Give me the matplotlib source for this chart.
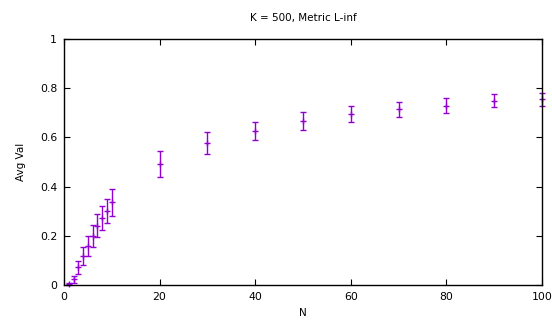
import numpy as np
import matplotlib
matplotlib.use("Agg")
import matplotlib.pyplot as plt

# data
n_vals = [1, 2, 3, 4, 5, 6, 7, 8, 9, 10, 20, 30, 40, 50, 60, 70, 80, 90, 100]
avg_val = [0.003, 0.023, 0.072, 0.118, 0.158, 0.199, 0.241, 0.273, 0.302, 0.336,
           0.492, 0.577, 0.626, 0.668, 0.695, 0.714, 0.729, 0.749, 0.755]
err = [0.005, 0.013, 0.027, 0.036, 0.041, 0.046, 0.047, 0.049, 0.048, 0.054,
       0.053, 0.045, 0.038, 0.037, 0.033, 0.030, 0.031, 0.027, 0.027]

x_ticks = [0, 20, 40, 60, 80, 100]
y_ticks = [0, 0.2, 0.4, 0.6, 0.8, 1]
y_tick_labels = ["0", "0.2", "0.4", "0.6", "0.8", "1"]

plt.rcParams['font.family'] = ['DejaVu Sans']

fig = plt.figure(figsize=(5.52, 3.24), dpi=100)
ax = fig.add_axes([64 / 552, 39 / 324, 478 / 552, 246 / 324])

col = '#9400d3'
eb = ax.errorbar(n_vals, avg_val, yerr=err, fmt='+', color=col, ecolor=col,
                 elinewidth=1.0, capsize=2.3, capthick=1.0, markersize=4.5, mew=1.0)
for artist in eb.lines[0:1] + tuple(eb.lines[1]) + tuple(eb.lines[2]):
    artist.set_clip_on(False)

ax.set_xlim(0, 100)
ax.set_ylim(0, 1)
ax.set_xticks(x_ticks)
ax.set_yticks(y_ticks)
ax.set_yticklabels(y_tick_labels)
ax.tick_params(direction='in', top=True, right=True, length=4, width=0.8,
               labelsize=7.8, pad=5)
for s in ax.spines.values():
    s.set_linewidth(1.0)

ax.set_title("K = 500, Metric L-inf", fontsize=7.5, pad=13)
ax.set_xlabel("N", fontsize=7.5, labelpad=4)
ax.set_ylabel("Avg Val", fontsize=7.5, labelpad=10)

fig.savefig("out.png", dpi=100)
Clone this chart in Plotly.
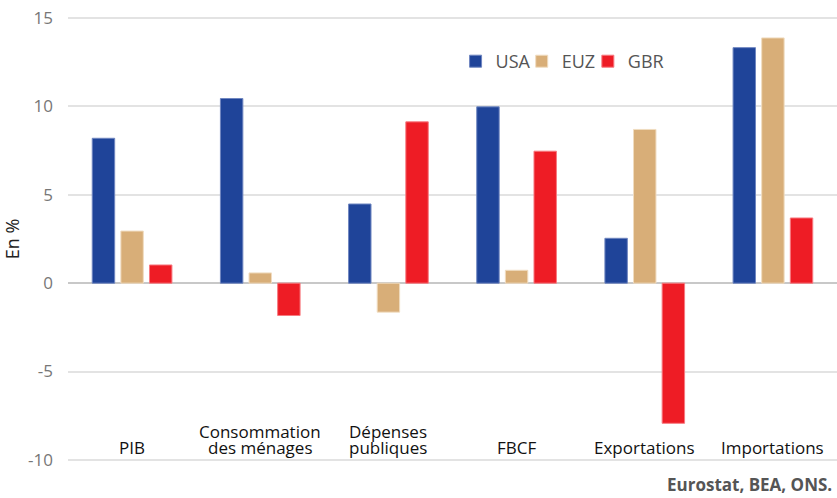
import plotly.graph_objects as go

categories = ["PIB", "Consommation<br>des ménages", "Dépenses<br>publiques", "FBCF", "Exportations", "Importations"]
usa = [8.2, 10.45, 4.48, 9.98, 2.54, 13.33]
euz = [2.95, 0.58, -1.64, 0.73, 8.7, 13.88]
gbr = [1.03, -1.83, 9.13, 7.47, -7.93, 3.69]
series_names = ["USA", "EUZ", "GBR"]
colors = ["#1F4499", "#D8AE78", "#EE1C25"]
line_colors = ["#6F86C0", "#F0DCC0", "#F77A80"]
y_ticks = [-10, -5, 0, 5, 10, 15]
source = "Eurostat, BEA, ONS."

FONT = "'Open Sans', Lato, sans-serif"
xs = list(range(len(categories)))
legend_ids = ["legend", "legend2", "legend3"]
legend_x = [0.504, 0.590, 0.676]

fig = go.Figure()
for name, vals, c, lc, lid in zip(series_names, [usa, euz, gbr], colors, line_colors, legend_ids):
    fig.add_trace(go.Bar(x=xs, y=vals, name=name, legend=lid,
                         marker=dict(color=c, line=dict(color=lc, width=1))))

for i, cat in enumerate(categories):
    lines = cat.split("<br>")
    n = len(lines)
    for j, ln in enumerate(lines):
        fig.add_annotation(x=i, y=-10, xref="x", yref="y", text=ln, showarrow=False,
                           yanchor="middle", yshift=12 + 16 * (n - 1 - j),
                           font=dict(family=FONT, size=17, color="#111"), align="center")

fig.add_annotation(x=1, y=0, xref="paper", yref="paper", text="<b>" + source + "</b>",
                   showarrow=False, xanchor="right", yanchor="middle", xshift=-3, yshift=-22,
                   font=dict(family=FONT, size=17, color="#555"))

legend_common = dict(orientation="h", y=0.898, xanchor="left", yanchor="middle",
                     font=dict(family=FONT, size=18, color="#555"), bgcolor="rgba(0,0,0,0)",
                     itemwidth=30)
layout_legends = {lid: dict(x=lx, **legend_common) for lid, lx in zip(legend_ids, legend_x)}

fig.update_layout(
    width=837, height=498,
    margin=dict(l=68, r=0, t=16, b=36),
    plot_bgcolor="white", paper_bgcolor="white",
    barmode="group", bargap=0.33, bargroupgap=0.216,
    font=dict(family=FONT),
    showlegend=True,
    xaxis=dict(range=[-0.5, len(categories) - 0.5], showticklabels=False, showgrid=False,
               zeroline=False, showline=False),
    yaxis=dict(range=[-10.12, 15.12], tickvals=y_ticks, ticktext=[str(v) for v in y_ticks],
               showgrid=True, gridcolor="#E3E3E3", gridwidth=1.5,
               zeroline=True, zerolinecolor="#C8C8C8", zerolinewidth=1.5,
               tickfont=dict(family=FONT, size=17, color="#777"), ticklabelstandoff=14,
               ticklabeloverflow="allow",
               title=dict(text="En %", font=dict(family=FONT, size=18, color="#222"), standoff=8)),
    **layout_legends,
)

fig.write_html("out.html", config={"displayModeBar": False},
               post_script="document.body.style.margin='0';")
☆ ☆ ☆ ☆ ☆ ☆ ☆
**Short exercise**:
Extract all the entries word for word; omit any pictures.

**In response**:
Give me the matplotlib source for this chart.
import numpy as np
import matplotlib
matplotlib.use("Agg")
import matplotlib.pyplot as plt

# data
n_vals = [1, 2, 3, 4, 5, 6, 7, 8, 9, 10, 20, 30, 40, 50, 60, 70, 80, 90, 100]
avg_val = [0.003, 0.023, 0.072, 0.118, 0.158, 0.199, 0.241, 0.273, 0.302, 0.336,
           0.492, 0.577, 0.626, 0.668, 0.695, 0.714, 0.729, 0.749, 0.755]
err = [0.005, 0.013, 0.027, 0.036, 0.041, 0.046, 0.047, 0.049, 0.048, 0.054,
       0.053, 0.045, 0.038, 0.037, 0.033, 0.030, 0.031, 0.027, 0.027]

x_ticks = [0, 20, 40, 60, 80, 100]
y_ticks = [0, 0.2, 0.4, 0.6, 0.8, 1]
y_tick_labels = ["0", "0.2", "0.4", "0.6", "0.8", "1"]

plt.rcParams['font.family'] = ['DejaVu Sans']

fig = plt.figure(figsize=(5.52, 3.24), dpi=100)
ax = fig.add_axes([64 / 552, 39 / 324, 478 / 552, 246 / 324])

col = '#9400d3'
eb = ax.errorbar(n_vals, avg_val, yerr=err, fmt='+', color=col, ecolor=col,
                 elinewidth=1.0, capsize=2.3, capthick=1.0, markersize=4.5, mew=1.0)
for artist in eb.lines[0:1] + tuple(eb.lines[1]) + tuple(eb.lines[2]):
    artist.set_clip_on(False)

ax.set_xlim(0, 100)
ax.set_ylim(0, 1)
ax.set_xticks(x_ticks)
ax.set_yticks(y_ticks)
ax.set_yticklabels(y_tick_labels)
ax.tick_params(direction='in', top=True, right=True, length=4, width=0.8,
               labelsize=7.8, pad=5)
for s in ax.spines.values():
    s.set_linewidth(1.0)

ax.set_title("K = 500, Metric L-inf", fontsize=7.5, pad=13)
ax.set_xlabel("N", fontsize=7.5, labelpad=4)
ax.set_ylabel("Avg Val", fontsize=7.5, labelpad=10)

fig.savefig("out.png", dpi=100)
Clone this chart in Plotly.
import plotly.graph_objects as go

categories = ["PIB", "Consommation<br>des ménages", "Dépenses<br>publiques", "FBCF", "Exportations", "Importations"]
usa = [8.2, 10.45, 4.48, 9.98, 2.54, 13.33]
euz = [2.95, 0.58, -1.64, 0.73, 8.7, 13.88]
gbr = [1.03, -1.83, 9.13, 7.47, -7.93, 3.69]
series_names = ["USA", "EUZ", "GBR"]
colors = ["#1F4499", "#D8AE78", "#EE1C25"]
line_colors = ["#6F86C0", "#F0DCC0", "#F77A80"]
y_ticks = [-10, -5, 0, 5, 10, 15]
source = "Eurostat, BEA, ONS."

FONT = "'Open Sans', Lato, sans-serif"
xs = list(range(len(categories)))
legend_ids = ["legend", "legend2", "legend3"]
legend_x = [0.504, 0.590, 0.676]

fig = go.Figure()
for name, vals, c, lc, lid in zip(series_names, [usa, euz, gbr], colors, line_colors, legend_ids):
    fig.add_trace(go.Bar(x=xs, y=vals, name=name, legend=lid,
                         marker=dict(color=c, line=dict(color=lc, width=1))))

for i, cat in enumerate(categories):
    lines = cat.split("<br>")
    n = len(lines)
    for j, ln in enumerate(lines):
        fig.add_annotation(x=i, y=-10, xref="x", yref="y", text=ln, showarrow=False,
                           yanchor="middle", yshift=12 + 16 * (n - 1 - j),
                           font=dict(family=FONT, size=17, color="#111"), align="center")

fig.add_annotation(x=1, y=0, xref="paper", yref="paper", text="<b>" + source + "</b>",
                   showarrow=False, xanchor="right", yanchor="middle", xshift=-3, yshift=-22,
                   font=dict(family=FONT, size=17, color="#555"))

legend_common = dict(orientation="h", y=0.898, xanchor="left", yanchor="middle",
                     font=dict(family=FONT, size=18, color="#555"), bgcolor="rgba(0,0,0,0)",
                     itemwidth=30)
layout_legends = {lid: dict(x=lx, **legend_common) for lid, lx in zip(legend_ids, legend_x)}

fig.update_layout(
    width=837, height=498,
    margin=dict(l=68, r=0, t=16, b=36),
    plot_bgcolor="white", paper_bgcolor="white",
    barmode="group", bargap=0.33, bargroupgap=0.216,
    font=dict(family=FONT),
    showlegend=True,
    xaxis=dict(range=[-0.5, len(categories) - 0.5], showticklabels=False, showgrid=False,
               zeroline=False, showline=False),
    yaxis=dict(range=[-10.12, 15.12], tickvals=y_ticks, ticktext=[str(v) for v in y_ticks],
               showgrid=True, gridcolor="#E3E3E3", gridwidth=1.5,
               zeroline=True, zerolinecolor="#C8C8C8", zerolinewidth=1.5,
               tickfont=dict(family=FONT, size=17, color="#777"), ticklabelstandoff=14,
               ticklabeloverflow="allow",
               title=dict(text="En %", font=dict(family=FONT, size=18, color="#222"), standoff=8)),
    **layout_legends,
)

fig.write_html("out.html", config={"displayModeBar": False},
               post_script="document.body.style.margin='0';")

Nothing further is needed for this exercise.